Starting September 11, 2018 this new rule will empower the U.S. Citizenship and Immigration Services (USCIS) to deny visa applications that are incomplete or have errors. Even clerical errors or typographical errors could lead to such a situation.
Under this new rule, applicants won’t get another opportunity to furnish updated documents. Earlier, USCIS had to issue a Request for Evidence (RFE) receipt over such rejections, thereby giving an opportunity to the applicant and the sponsoring company to furnish additional details as evidence. This policy has been rescinded and a denial could mean a permanent denial for such applicants.
USCIS is an agency under the U.S. Department of Homeland Security (DHS) and was formed in March 2003 with a mandate to administer and oversee the naturalization and immigration process. Such arbitrary powers of enforcement have been given for the first time to this agency and a clear sign that the incumbent administration under President Donald Trump wants to enforce its poll promise of ‘Buy American, Hire American’ at all costs.
These frequent changes in policies by USCIS is bound to be affect US IT companies who not only hire foreign tech talent for cost reasons but also the fact that there exists a serious shortage of STEM skills in the U.S. The tell-signs are there. A recent development indicates that Microsoft may move jobs overseas over Trump’s immigration policy.

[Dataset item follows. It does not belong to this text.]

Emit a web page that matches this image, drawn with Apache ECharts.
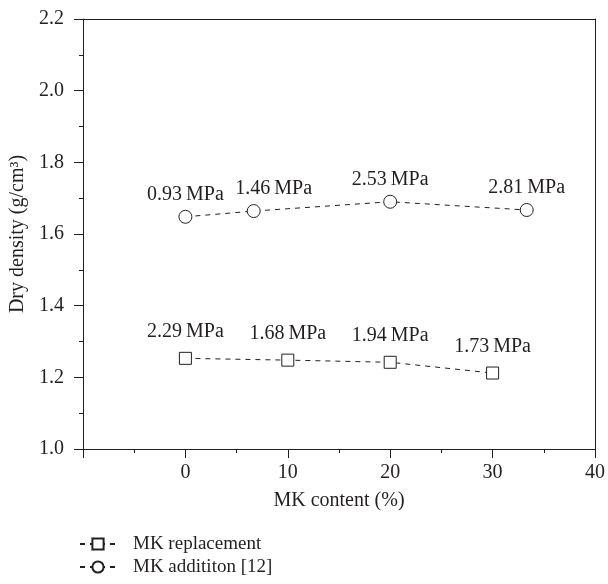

Another rule expected to be enforced by the USCIS from August 9, 2018 would now change the approach to calculating the “Unlawful Presence Days” of such students once their applications have been denied. This rule issued through a memo released on May 10, defines how students in F, J or M status (including F-2, J-2, M-2 dependents) would now start accruing unlawful presence if they fail to maintain their status.
The memo states, “USCIS is dedicated to our mission of ensuring the integrity of the immigration system. F, J, and M nonimmigrants are admitted to the United States for a specific purpose, and when that purpose has ended, we expect them to depart, or to obtain another, lawful immigration status,” said USCIS Director L. Francis Cissna. “The message is clear: These nonimmigrants cannot overstay their periods of admission or violate the terms of admission and stay illegally in the U.S. anymore.”
America’s IT services sector is clearly not happy with these developments and one such company ITServe has even filed a lawsuit against US government for sudden rule changes denying foreign STEM workers an opportunity to work in the United States.